ChaCha service raises fears of cell phone cheaters in the classroom

By MCT

A new cell-phone service that promises to give free answers to virtually any question within minutes has some academics worried that it will be yet another device to help students cheat.

The Indianapolis-based ChaCha began its free service in January, and business has since mushroomed to 300,000 inquiries a day.

Its 25,000 research guides respond via text message to questions on just about anything: the square root of 323 or the plot of The Great Gatsby, Barack Obama’s position on education or directions to the nearest pizza shop.

University of Delaware faculty learned of it recently when a professor heard about it from his college-age son and sent an alert to all of his colleagues. Other schools found out about it through questions from the Philadelphia Inquirer.

“Now that we’re aware ChaCha exists, I can assure you that we will begin discussion of a formal policy to prohibit cell-phone use in classes,” said Gerard O’Sullivan, vice president for academic affairs at Neumann College in Delaware County, Pa. He said most professors already prohibited cell-phone use in class.

But other schools, including Temple, Drexel and Rowan, say they count on cell phones to send alerts to students in emergency situations-an outcome of the Virginia Tech killings-and would not want to ban them.

“We will be using cell phones in a new alert system we will be unveiling soon,” said Drexel spokeswoman Niki Gianakaris.

O’Sullivan said Neumann might just ban students from “texting out” in class.

“You could have students put phones on vibrate and still have them alerted,” he said.

While ChaCha is the latest service to raise classroom integrity issues, academics are becoming increasingly concerned about “digital cheating” methods, including cell-phone use.

The Cherry Hill, N.J., Board of Education is reviewing proposed revisions to its cell-phone policy, partly driven by concerns about cheating and cyber-bullying but also recognizing that there can be legitimate reasons for cell-phone use in classes.

“There is an acknowledgment that the technology is changing rapidly, so we need to be able to address those … situations,” spokeswoman Susan Bastnagel said.

National experts say electronic cheating is on the increase, but still overshadowed by traditional methods such as using cheat sheets or copying from a neighbor.

Jason Stephens, an assistant professor of educational psychology at the University of Connecticut, said that on a recent survey he led of 1,000 high school students in Connecticut, 45 percent of students who said they cheated reported using digital methods. That was up from 15 percent three years ago, he said.

“What I imagine will happen is, we’ll begin to see parity between digital and conventional forms,” Stephens said.

He added that rather than trying to control the technology, schools should work harder on creating a climate of integrity in the classroom.

ChaCha agrees.

“Kids just need to not cheat,” said Susan Marshall, vice president of marketing for ChaCha, which touts its service as the first of its kind in the United States.

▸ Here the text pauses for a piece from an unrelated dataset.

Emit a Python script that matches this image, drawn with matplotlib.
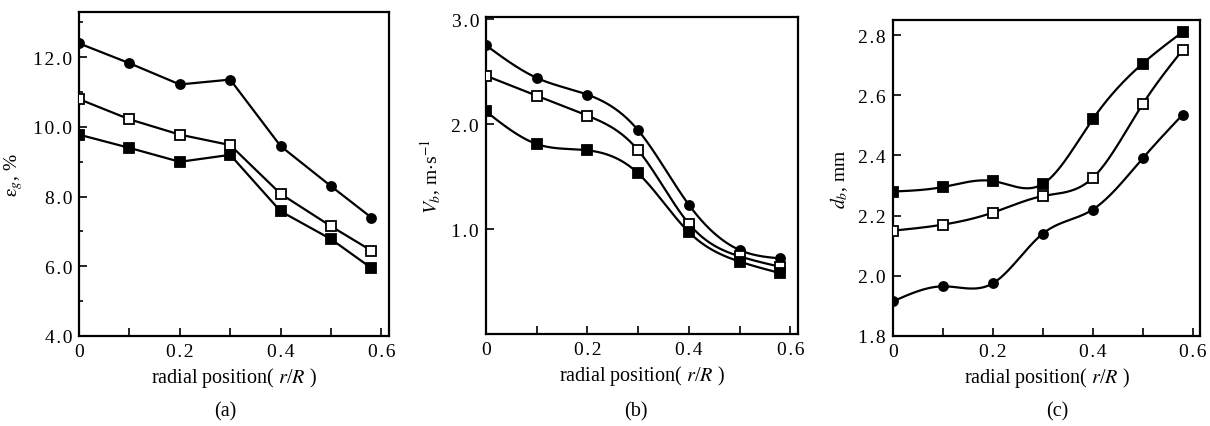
import numpy as np
import matplotlib
matplotlib.use("Agg")
import matplotlib.pyplot as plt
from matplotlib.ticker import MultipleLocator, FixedLocator, FuncFormatter

plt.rcParams['font.family'] = ['Liberation Serif', 'DejaVu Serif']
plt.rcParams['mathtext.fontset'] = 'stix'

# ---- data ----
r_pos = [0.0, 0.1, 0.2, 0.3, 0.4, 0.5, 0.58]

# (a) gas holdup, %
eg_circle = [12.4, 11.83, 11.22, 11.36, 9.45, 8.3, 7.4]
eg_open = [10.8, 10.22, 9.78, 9.48, 8.08, 7.15, 6.45]
eg_filled = [9.78, 9.4, 9.0, 9.2, 7.58, 6.78, 5.95]

# (b) bubble velocity, m/s
vb_circle = [2.75, 2.44, 2.28, 1.94, 1.23, 0.8, 0.72]
vb_open = [2.46, 2.27, 2.08, 1.75, 1.05, 0.74, 0.64]
vb_filled = [2.12, 1.81, 1.75, 1.53, 0.97, 0.69, 0.58]

# (c) bubble diameter, mm
db_filled = [2.28, 2.295, 2.315, 2.305, 2.52, 2.705, 2.81]
db_open = [2.15, 2.17, 2.21, 2.265, 2.325, 2.57, 2.75]
db_circle = [1.915, 1.965, 1.975, 2.14, 2.22, 2.39, 2.535]

x_ticklabels = ['0', '0.2', '0.4', '0.6']

HS = '\u200a'  # hair space for the wide letter spacing of the original


def spaced(s):
    return HS.join(s)


def smooth(x, y, n=300):
    """Natural cubic spline through the data points (for drawing the line)."""
    x = np.asarray(x, float)
    y = np.asarray(y, float)
    m = len(x)
    h = np.diff(x)
    A = np.zeros((m, m))
    b = np.zeros(m)
    A[0, 0] = 1.0
    A[-1, -1] = 1.0
    for i in range(1, m - 1):
        A[i, i - 1] = h[i - 1]
        A[i, i] = 2 * (h[i - 1] + h[i])
        A[i, i + 1] = h[i]
        b[i] = 6 * ((y[i + 1] - y[i]) / h[i] - (y[i] - y[i - 1]) / h[i - 1])
    M = np.linalg.solve(A, b)
    xs = np.linspace(x[0], x[-1], n)
    idx = np.clip(np.searchsorted(x, xs) - 1, 0, m - 2)
    x0, x1 = x[idx], x[idx + 1]
    hh = x1 - x0
    t0 = x1 - xs
    t1 = xs - x0
    ys = (M[idx] * t0 ** 3 / (6 * hh) + M[idx + 1] * t1 ** 3 / (6 * hh)
          + (y[idx] / hh - M[idx] * hh / 6) * t0
          + (y[idx + 1] / hh - M[idx + 1] * hh / 6) * t1)
    return xs, ys


W, H = 1210, 427
fig = plt.figure(figsize=(W / 100, H / 100), dpi=100)


def make_axes(l, r, t, b):
    return fig.add_axes([l / W, 1 - b / H, (r - l) / W, (b - t) / H])


axA = make_axes(79, 389, 13, 337)
axB = make_axes(486, 798, 18, 335)
axC = make_axes(893, 1200, 21, 337)

lw = 1.6
ms_c = 6.5
ms_s = 7.5


def draw(ax, y, marker, face, smooth_line):
    if smooth_line:
        xs, ys = smooth(r_pos, y)
        ax.plot(xs, ys, '-', color='black', lw=lw, zorder=2)
    else:
        ax.plot(r_pos, y, '-', color='black', lw=lw, zorder=2)
    ms = ms_c if marker == 'o' else ms_s
    ax.plot(r_pos, y, linestyle='none', marker=marker, ms=ms,
            mfc=face, mec='black', mew=1.3, zorder=3)


draw(axA, eg_circle, 'o', 'black', False)
draw(axA, eg_open, 's', 'white', False)
draw(axA, eg_filled, 's', 'black', False)

draw(axB, vb_circle, 'o', 'black', True)
draw(axB, vb_open, 's', 'white', True)
draw(axB, vb_filled, 's', 'black', True)

draw(axC, db_filled, 's', 'black', True)
draw(axC, db_open, 's', 'white', True)
draw(axC, db_circle, 'o', 'black', True)

yfmt = FuncFormatter(lambda v, p: spaced('%.1f' % v))

for ax in (axA, axB, axC):
    ax.set_xlim(0, 0.615)
    ax.xaxis.set_major_locator(FixedLocator([0.0, 0.2, 0.4, 0.6]))
    ax.set_xticklabels([spaced(s) for s in x_ticklabels])
    ax.xaxis.set_minor_locator(FixedLocator([0.1, 0.3, 0.5]))
    ax.tick_params(which='both', direction='in', top=False, right=False,
                   width=1.2, labelsize=14)
    ax.tick_params(which='major', length=6, pad=5)
    ax.tick_params(which='minor', length=6)
    for s in ax.spines.values():
        s.set_linewidth(1.6)
    ax.set_xlabel('radial position( $r$/$R$ )', fontsize=14.5, labelpad=4)
    ax.yaxis.set_major_formatter(yfmt)

axA.set_ylim(4.0, 13.3)
axA.yaxis.set_major_locator(MultipleLocator(2.0))
axA.yaxis.set_minor_locator(MultipleLocator(1.0))
axA.tick_params(axis='y', which='minor', length=3)
axA.set_ylabel(r'$\mathrm{\varepsilon}_g$, %', fontsize=14, labelpad=6)

axB.set_ylim(0.0, 3.02)
axB.yaxis.set_major_locator(FixedLocator([1.0, 2.0, 3.0]))
axB.yaxis.set_minor_locator(FixedLocator([]))
axB.set_ylabel(r'$V_b$, m$\cdot$s$^{-1}$', fontsize=14, labelpad=6)

axC.set_ylim(1.8, 2.85)
axC.yaxis.set_major_locator(MultipleLocator(0.2))
axC.yaxis.set_minor_locator(FixedLocator([]))
axC.set_ylabel(r'$d_b$, mm', fontsize=14, labelpad=6)

for ax, lab, xc in ((axA, '(a)', 225), (axB, '(b)', 636), (axC, '(c)', 1057)):
    fig.text(xc / W, 1 - 412 / H, lab, ha='center', va='center', fontsize=14.5)

fig.savefig('out.png', dpi=100)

Cheating was the last thing on the minds of ChaCha when it decided to unveil its

service, she said. ChaCha chief executive officer Scott A. Jones, inventor of network-based voicemail, got the idea when he was trying to write a speech and could not find information. So he called a few friends. He thought it would be great to create a network of 25,000 “friends” whom people can call for help.

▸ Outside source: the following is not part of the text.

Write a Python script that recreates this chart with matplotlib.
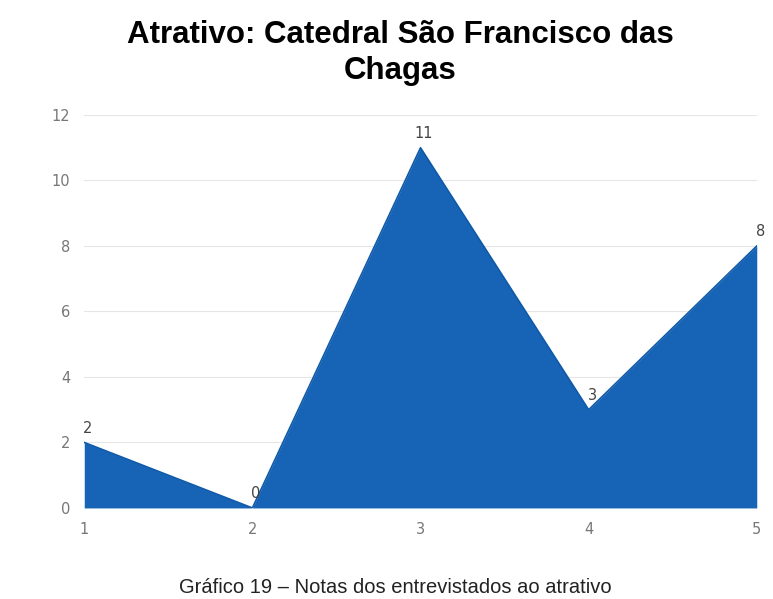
import matplotlib.pyplot as plt

notas = [1, 2, 3, 4, 5]
respostas = [2, 0, 11, 3, 8]
yticks = [0, 2, 4, 6, 8, 10, 12]

fig = plt.figure(figsize=(7.73, 5.99), dpi=100)
ax = fig.add_axes([0.109, 0.152, 0.870, 0.656])

ax.fill_between(notas, respostas, 0, color="#1763b5", linewidth=0)
ax.plot(notas, respostas, color="#0f5aa8", linewidth=1.2)

# value labels above each point
for x, y in zip(notas, respostas):
    ax.text(x + 0.02, y + 0.2, str(y), ha="center", va="bottom", fontsize=10.5, color="#444444")

ax.set_xlim(1, 5)
ax.set_ylim(0, 12)
ax.set_xticks(notas)
ax.set_yticks(yticks)
ax.tick_params(length=0, labelsize=10.5, colors="#777777", pad=10)
ax.grid(axis="y", color="#e6e6e6", linewidth=0.8)
ax.set_axisbelow(True)
for side in ax.spines.values():
    side.set_visible(False)

fig.text(0.518, 0.967, "Atrativo: Catedral São Francisco das\nChagas", ha="center", va="top",
         fontsize=22.5, fontweight="bold", family="Liberation Sans", linespacing=1.25)
fig.text(0.511, 0.004, "Gráfico 19 – Notas dos entrevistados ao atrativo", ha="center", va="bottom",
         fontsize=14.5, family="Liberation Sans", color="#222222")

fig.savefig("out.png", dpi=100)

“It wasn’t built to be a homework helper,” Marshall said. “Of course, we’re recommending that students don’t use cell phones in class or use this as a way to replace learning the subject.”

The company recently sent out a national public-relations pitch promoting the service for college students, offering them “advice on everything from where to find cheap pizza to fit their starving student budget to … the most popular coffee shop.”

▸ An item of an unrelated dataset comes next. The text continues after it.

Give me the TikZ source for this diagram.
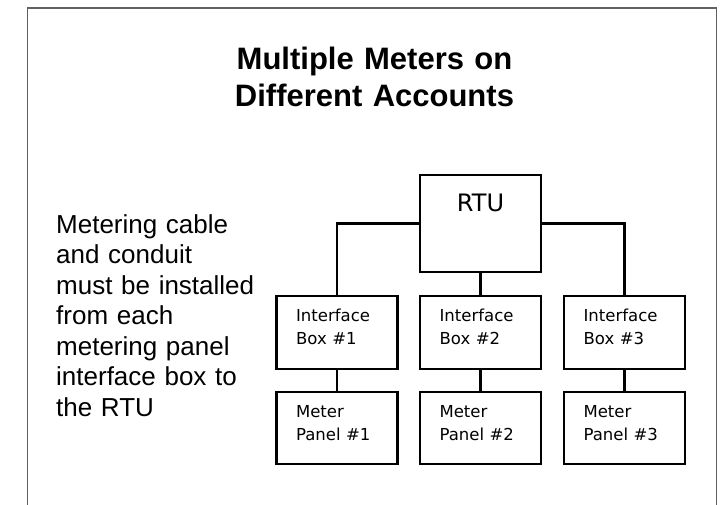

Supported by advertising, the service has not heard complaints from colleges, Marshall said, but did hear from a high school in its home city that students were using the service inappropriately.

“I don’t think it’s a widespread problem,” Marshall said. “We would have heard more about it if it was.”

Guides take tests to be hired and are trained to find information quickly. They are paid according to their speed and accuracy, up to 20 cents per query for top performers, she said. The company boasts a 93 percent accuracy rate and says it answers questions in up to three minutes.

But a test of the service by Inquirer reporters shows that users may need to be careful before depending on ChaCha. Asked the name of the most populous suburban county in Pennsylvania, the service responded Lancaster County instead of Montgomery.

Of the six questions, ChaCha answered three accurately in under 10 minutes, two incorrectly, and left one without an answer. ChaCha workers should get questions right as long as the information is publicly available.

Chris Stover, a senior at Temple University and editor of the student newspaper, said some students had heard of the service. One student asked it why there was traffic on the New Jersey Turnpike, and ChaCha replied with a toll-free number, Stover said.

Academics are split on how much of a problem ChaCha could cause. Most universities say they have no policy on cell phones but leave it up to professors to set their own rules. Many say professors ban the use of cell phones during class.

“I don’t see how this is going to be anything that’s going to revolutionize the classroom,” said Ed Streb, a communication studies professor at Rowan. “If you really are that desperate to cheat, you could probably have your roommate standing by with the textbook.”